***** DATASET

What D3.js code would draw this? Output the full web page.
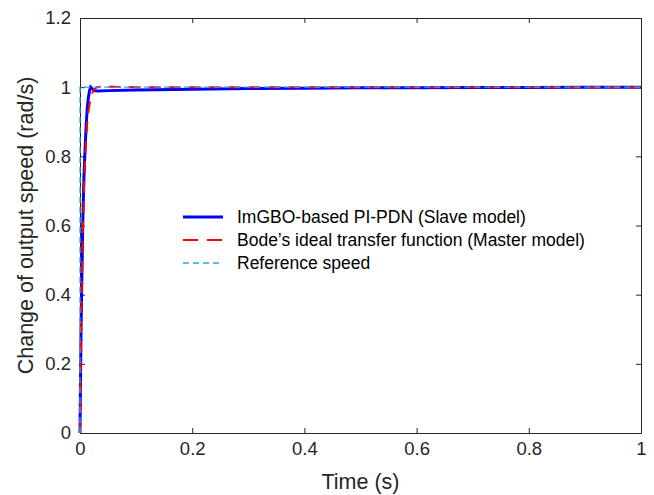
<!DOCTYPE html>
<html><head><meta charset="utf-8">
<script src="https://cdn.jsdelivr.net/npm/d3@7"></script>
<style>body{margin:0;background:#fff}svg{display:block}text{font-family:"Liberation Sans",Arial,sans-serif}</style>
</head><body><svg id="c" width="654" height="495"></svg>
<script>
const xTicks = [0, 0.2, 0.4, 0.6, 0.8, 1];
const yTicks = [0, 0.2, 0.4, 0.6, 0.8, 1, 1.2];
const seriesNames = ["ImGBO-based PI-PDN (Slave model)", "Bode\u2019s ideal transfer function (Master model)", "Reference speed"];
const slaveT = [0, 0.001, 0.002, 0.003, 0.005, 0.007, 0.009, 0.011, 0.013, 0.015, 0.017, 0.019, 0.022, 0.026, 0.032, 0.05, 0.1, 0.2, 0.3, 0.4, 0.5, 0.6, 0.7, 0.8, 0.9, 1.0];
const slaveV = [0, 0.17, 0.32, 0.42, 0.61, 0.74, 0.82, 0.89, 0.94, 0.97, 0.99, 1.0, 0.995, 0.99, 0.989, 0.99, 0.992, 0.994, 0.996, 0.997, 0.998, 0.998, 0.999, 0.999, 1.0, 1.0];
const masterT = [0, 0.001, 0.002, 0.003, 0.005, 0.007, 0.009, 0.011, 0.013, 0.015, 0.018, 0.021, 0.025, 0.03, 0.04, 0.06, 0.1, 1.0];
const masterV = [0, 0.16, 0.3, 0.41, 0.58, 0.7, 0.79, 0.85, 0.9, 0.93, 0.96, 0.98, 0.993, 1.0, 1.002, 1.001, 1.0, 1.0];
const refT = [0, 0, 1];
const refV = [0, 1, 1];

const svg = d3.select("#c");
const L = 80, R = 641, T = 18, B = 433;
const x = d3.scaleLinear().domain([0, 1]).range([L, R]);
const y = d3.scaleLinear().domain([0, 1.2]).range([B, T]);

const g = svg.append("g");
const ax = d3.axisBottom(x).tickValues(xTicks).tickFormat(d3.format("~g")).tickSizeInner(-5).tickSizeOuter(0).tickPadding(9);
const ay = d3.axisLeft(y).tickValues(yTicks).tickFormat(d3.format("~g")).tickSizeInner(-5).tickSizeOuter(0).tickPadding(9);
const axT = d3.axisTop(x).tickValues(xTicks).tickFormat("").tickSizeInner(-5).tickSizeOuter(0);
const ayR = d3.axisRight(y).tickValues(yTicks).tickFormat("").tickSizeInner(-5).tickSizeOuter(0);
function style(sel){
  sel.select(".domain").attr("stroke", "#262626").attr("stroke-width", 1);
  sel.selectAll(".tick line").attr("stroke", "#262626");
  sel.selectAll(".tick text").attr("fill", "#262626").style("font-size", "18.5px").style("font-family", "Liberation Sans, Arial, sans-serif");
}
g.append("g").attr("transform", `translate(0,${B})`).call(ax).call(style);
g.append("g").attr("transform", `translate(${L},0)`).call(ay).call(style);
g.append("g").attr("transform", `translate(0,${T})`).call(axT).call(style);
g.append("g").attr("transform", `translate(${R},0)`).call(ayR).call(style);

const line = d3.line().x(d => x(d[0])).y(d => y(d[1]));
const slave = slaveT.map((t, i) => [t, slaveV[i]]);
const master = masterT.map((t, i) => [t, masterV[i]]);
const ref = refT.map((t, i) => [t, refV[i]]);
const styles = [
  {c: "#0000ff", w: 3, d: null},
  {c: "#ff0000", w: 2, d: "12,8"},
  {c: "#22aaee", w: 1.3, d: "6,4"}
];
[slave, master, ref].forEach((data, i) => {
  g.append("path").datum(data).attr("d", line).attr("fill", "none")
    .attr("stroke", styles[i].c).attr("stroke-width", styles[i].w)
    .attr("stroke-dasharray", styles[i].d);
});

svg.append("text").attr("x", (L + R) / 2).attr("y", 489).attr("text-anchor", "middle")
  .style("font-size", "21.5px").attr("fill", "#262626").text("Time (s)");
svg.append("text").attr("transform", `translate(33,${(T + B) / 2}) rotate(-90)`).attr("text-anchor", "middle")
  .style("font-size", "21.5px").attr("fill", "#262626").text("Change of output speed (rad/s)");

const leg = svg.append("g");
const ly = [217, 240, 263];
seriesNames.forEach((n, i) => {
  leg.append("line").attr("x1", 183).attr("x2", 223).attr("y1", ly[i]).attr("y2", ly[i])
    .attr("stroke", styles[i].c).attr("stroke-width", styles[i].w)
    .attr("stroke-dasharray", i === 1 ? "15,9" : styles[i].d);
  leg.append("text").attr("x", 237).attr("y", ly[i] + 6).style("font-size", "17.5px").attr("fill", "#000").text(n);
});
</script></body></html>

**********
***** DATASET

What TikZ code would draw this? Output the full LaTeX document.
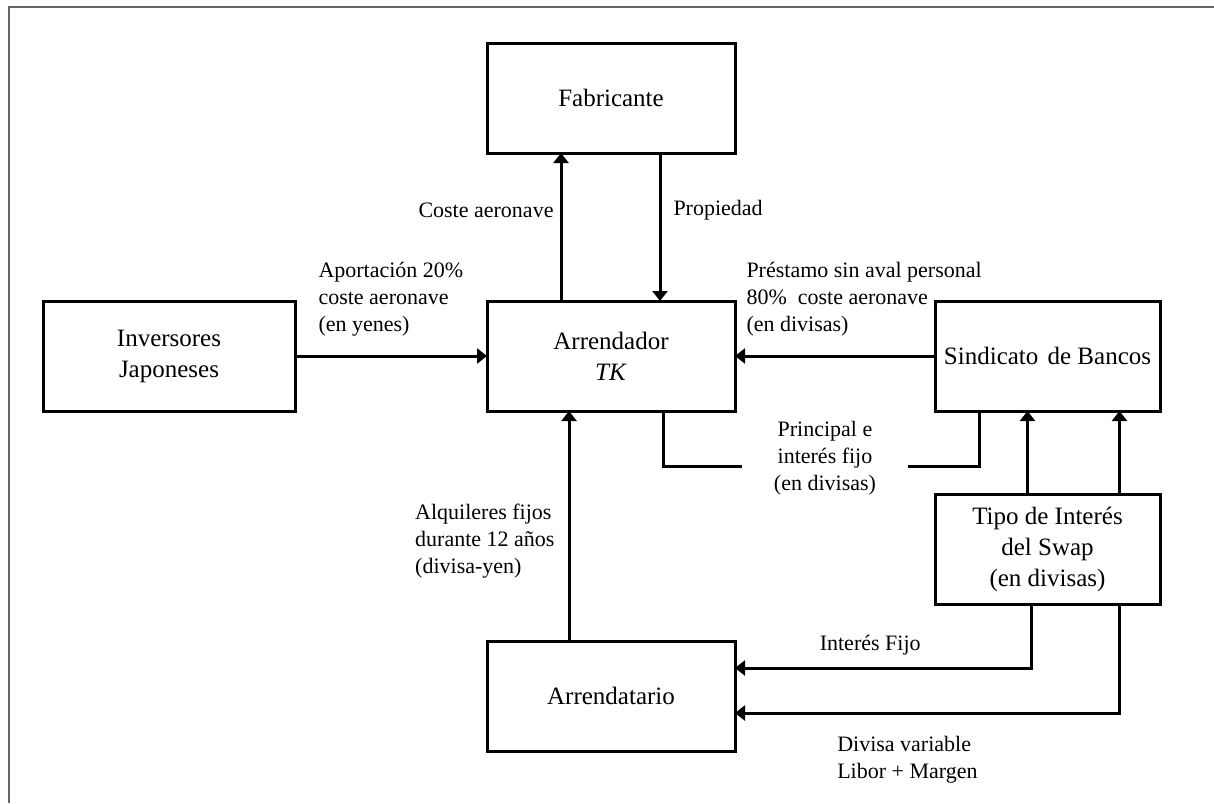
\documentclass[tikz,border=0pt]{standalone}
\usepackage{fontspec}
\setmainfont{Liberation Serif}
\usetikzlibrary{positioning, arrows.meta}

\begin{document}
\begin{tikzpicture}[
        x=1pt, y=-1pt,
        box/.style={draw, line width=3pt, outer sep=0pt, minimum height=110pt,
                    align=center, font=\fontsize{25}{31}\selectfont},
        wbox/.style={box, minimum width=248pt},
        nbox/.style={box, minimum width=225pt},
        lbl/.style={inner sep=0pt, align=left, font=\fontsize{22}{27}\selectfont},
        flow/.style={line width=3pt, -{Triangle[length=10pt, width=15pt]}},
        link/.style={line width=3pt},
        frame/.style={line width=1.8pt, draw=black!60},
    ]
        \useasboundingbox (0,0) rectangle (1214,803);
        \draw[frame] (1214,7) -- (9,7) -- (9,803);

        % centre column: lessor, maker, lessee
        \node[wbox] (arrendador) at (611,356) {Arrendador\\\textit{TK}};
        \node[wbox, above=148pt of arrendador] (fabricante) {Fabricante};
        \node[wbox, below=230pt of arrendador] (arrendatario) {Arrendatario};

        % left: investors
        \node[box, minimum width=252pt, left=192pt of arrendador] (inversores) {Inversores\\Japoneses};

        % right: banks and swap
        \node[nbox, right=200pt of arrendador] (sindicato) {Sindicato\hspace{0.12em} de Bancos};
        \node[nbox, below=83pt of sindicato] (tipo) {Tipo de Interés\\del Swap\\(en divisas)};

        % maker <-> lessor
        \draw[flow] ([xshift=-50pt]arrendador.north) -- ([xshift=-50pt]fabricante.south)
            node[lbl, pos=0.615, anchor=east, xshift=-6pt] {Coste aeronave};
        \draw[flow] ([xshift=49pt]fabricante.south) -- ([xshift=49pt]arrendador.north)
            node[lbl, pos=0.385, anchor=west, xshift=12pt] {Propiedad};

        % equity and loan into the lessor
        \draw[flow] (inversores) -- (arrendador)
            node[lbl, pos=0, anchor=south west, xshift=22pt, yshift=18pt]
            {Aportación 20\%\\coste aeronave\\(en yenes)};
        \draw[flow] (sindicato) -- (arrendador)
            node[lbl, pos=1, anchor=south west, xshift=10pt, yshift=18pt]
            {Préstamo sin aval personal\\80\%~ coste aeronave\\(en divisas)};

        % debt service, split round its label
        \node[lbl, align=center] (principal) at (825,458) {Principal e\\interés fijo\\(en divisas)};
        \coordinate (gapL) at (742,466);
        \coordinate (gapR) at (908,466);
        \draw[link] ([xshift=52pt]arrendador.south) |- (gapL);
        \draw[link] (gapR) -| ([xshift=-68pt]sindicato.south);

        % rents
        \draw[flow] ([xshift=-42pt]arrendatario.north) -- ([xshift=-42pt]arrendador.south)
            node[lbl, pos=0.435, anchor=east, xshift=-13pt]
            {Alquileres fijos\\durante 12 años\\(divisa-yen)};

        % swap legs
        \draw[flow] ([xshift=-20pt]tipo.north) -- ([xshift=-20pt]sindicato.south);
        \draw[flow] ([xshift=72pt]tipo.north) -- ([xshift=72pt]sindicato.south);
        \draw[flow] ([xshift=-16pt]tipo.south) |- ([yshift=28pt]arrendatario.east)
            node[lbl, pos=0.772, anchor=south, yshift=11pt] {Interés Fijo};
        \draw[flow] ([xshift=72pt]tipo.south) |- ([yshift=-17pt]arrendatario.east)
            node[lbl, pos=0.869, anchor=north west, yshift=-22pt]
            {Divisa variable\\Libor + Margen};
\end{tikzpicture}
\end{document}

**********

STATED GOAL =
From the entries above, collect every line with the string "full" in it.

WRITTEN SOLUTION =
What D3.js code would draw this? Output the full web page.
What TikZ code would draw this? Output the full LaTeX document.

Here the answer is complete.